The extra features provide only limited information on the production. There is a little said about the Advance Party project that this film is a part of, but not a great deal of indication about why is was initiated, nor how it is going to progress. What is included here is a very atmospheric, dialogue-free Trailer (1:59) and Interviews. Andrea Arnold (6:09) talks about adjusting to the scale of feature film making, her contribution to the writing and on working in Glasgow. Other selected sound-bite interviews are conducted with the cast – Kate Dickie (2:04), Tony Curran (1:26), Nathalie Press (1:09) and Martin Compston (1:22), each of them talking briefly about their character and how it was working on the film. A Behind The Scenes (1:04) shows a brief and not terribly interesting look at the filming of two scenes.

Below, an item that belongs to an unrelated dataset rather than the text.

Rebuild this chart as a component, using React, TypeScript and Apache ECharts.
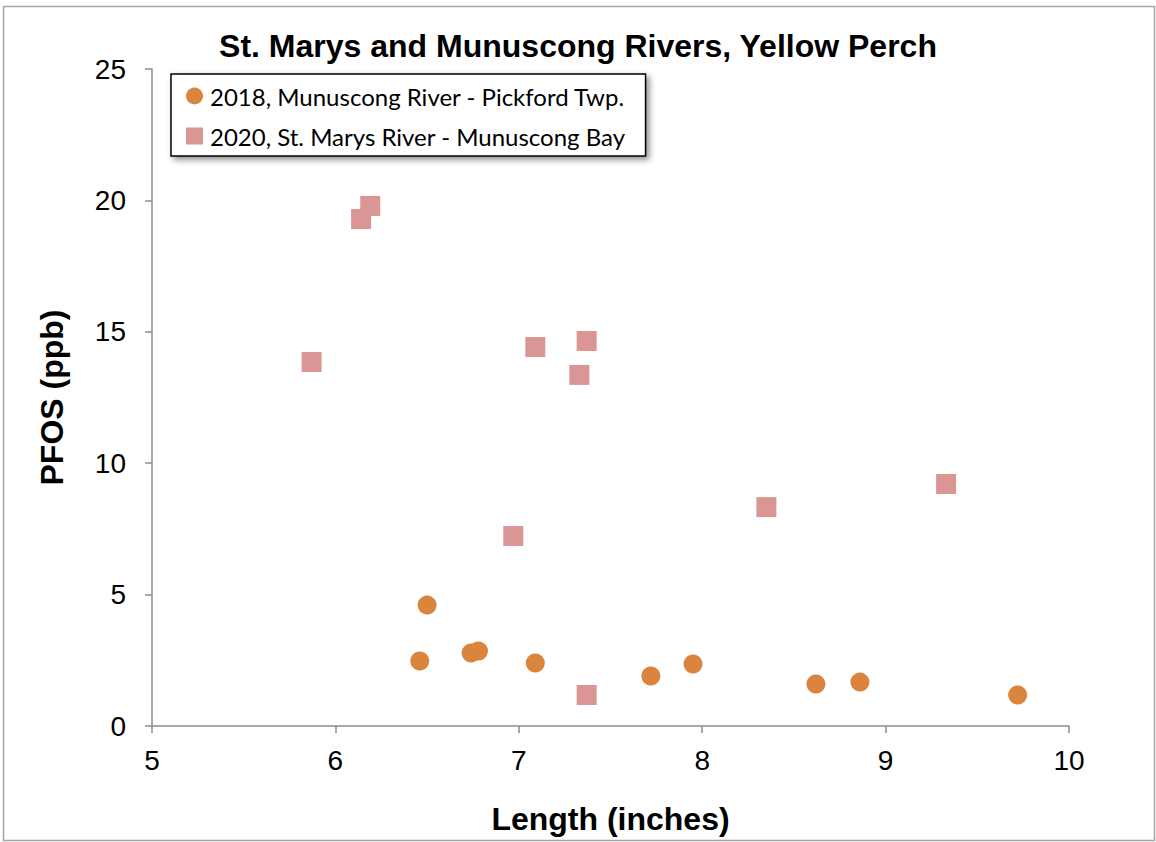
import React, { useEffect, useRef } from "react";
import * as echarts from "echarts";

const titleText = "St. Marys and Munuscong Rivers, Yellow Perch";
const xAxisName = "Length (inches)";
const yAxisName = "PFOS (ppb)";

const series2018Name = "2018, Munuscong River - Pickford Twp.";
const series2018Length = [6.50, 6.46, 6.74, 6.78, 7.09, 7.72, 7.95, 8.62, 8.86, 9.72];
const series2018Pfos = [4.60, 2.47, 2.78, 2.85, 2.40, 1.90, 2.36, 1.60, 1.67, 1.18];

const series2020Name = "2020, St. Marys River - Munuscong Bay";
const series2020Length = [5.87, 6.14, 6.19, 7.09, 7.37, 7.33, 6.97, 8.35, 9.33, 7.37];
const series2020Pfos = [13.85, 19.29, 19.79, 14.42, 14.65, 13.36, 7.23, 8.33, 9.21, 1.18];

const pair = (xs: number[], ys: number[]) => xs.map((x, i) => [x, ys[i]]);

export default function App() {
  const ref = useRef<HTMLDivElement>(null);
  useEffect(() => {
    if (!ref.current) return;
    const chart = echarts.init(ref.current, null, { renderer: "svg" });
    const axisColor = "#8c8c8c";
    const boldText = {
      fontFamily: "Liberation Sans",
      fontSize: 32,
      fontWeight: "bold",
      color: "#000",
    };
    chart.setOption({
      animation: false,
      backgroundColor: "#ffffff",
      title: {
        text: titleText,
        left: "center",
        top: 25,
        textStyle: boldText,
      },
      graphic: [
        {
          type: "rect",
          shape: { x: 3.5, y: 6.5, width: 1151, height: 834 },
          style: { fill: "none", stroke: "#a6a6a6", lineWidth: 1.5 },
          silent: true,
          z: -1,
        },
      ],
      legend: {
        orient: "vertical",
        left: 171,
        top: 74,
        padding: [10, 20, 8, 15],
        itemGap: 16,
        itemWidth: 17,
        itemHeight: 17,
        backgroundColor: "#ffffff",
        borderColor: "#000000",
        borderWidth: 1.5,
        shadowBlur: 6,
        shadowColor: "rgba(0,0,0,0.45)",
        shadowOffsetX: 3,
        shadowOffsetY: 3,
        textStyle: {
          fontFamily: "Lato",
          fontSize: 24,
          color: "#000",
          padding: [0, 0, 0, 2],
        },
        data: [
          { name: series2018Name, icon: "circle" },
          { name: series2020Name, icon: "rect" },
        ],
      },
      grid: { left: 152, right: 87, top: 69, bottom: 116 },
      xAxis: {
        type: "value",
        min: 5,
        max: 10,
        interval: 1,
        name: xAxisName,
        nameLocation: "middle",
        nameGap: 77,
        nameTextStyle: boldText,
        splitLine: { show: false },
        axisLine: { show: true, lineStyle: { color: axisColor, width: 1.5 } },
        axisTick: { show: true, length: 7, lineStyle: { color: axisColor, width: 1.5 } },
        axisLabel: {
          margin: 20,
          fontFamily: "Liberation Sans",
          fontSize: 28,
          color: "#000",
        },
      },
      yAxis: {
        type: "value",
        min: 0,
        max: 25,
        interval: 5,
        name: yAxisName,
        nameLocation: "middle",
        nameGap: 84,
        nameTextStyle: boldText,
        splitLine: { show: false },
        axisLine: { show: true, lineStyle: { color: axisColor, width: 1.5 } },
        axisTick: { show: true, length: 7, lineStyle: { color: axisColor, width: 1.5 } },
        axisLabel: {
          margin: 26,
          fontFamily: "Liberation Sans",
          fontSize: 28,
          color: "#000",
        },
      },
      series: [
        {
          name: series2018Name,
          type: "scatter",
          symbol: "circle",
          symbolSize: 19,
          itemStyle: { color: "#db843d", opacity: 1 },
          data: pair(series2018Length, series2018Pfos),
        },
        {
          name: series2020Name,
          type: "scatter",
          symbol: "rect",
          symbolSize: 20,
          itemStyle: { color: "#da9694", opacity: 1 },
          data: pair(series2020Length, series2020Pfos),
        },
      ],
    });
    return () => chart.dispose();
  }, []);
  return (
    <div
      ref={ref}
      style={{ position: "absolute", left: 0, top: 0, width: 1156, height: 842 }}
    />
  );
}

Andrea Arnold’s debut feature film is an intriguing start to the Advance Party series of films, but Red Road works equally well as a standalone film in its own right. The director may be taking on what are predefined characters, but she fully makes them their own, pushing them – and her actors - to their limits, successfully depicting their situation through an environment which both defines their actions and expresses their inner lives. Like Keane, also released around the same time last year, Red Road is very subjective in how it sticks closely to one person and examines from their perspective their struggle to come to terms with a terrible incident in their past. This might not always be a pleasant experience for the viewer, but it is compelling nonetheless. Verve Pictures present a strong DVD release for Red Road, on a disc that is (thankfully) not overburdened by analysis, but solid on the all-important audio/visual aspects of the film.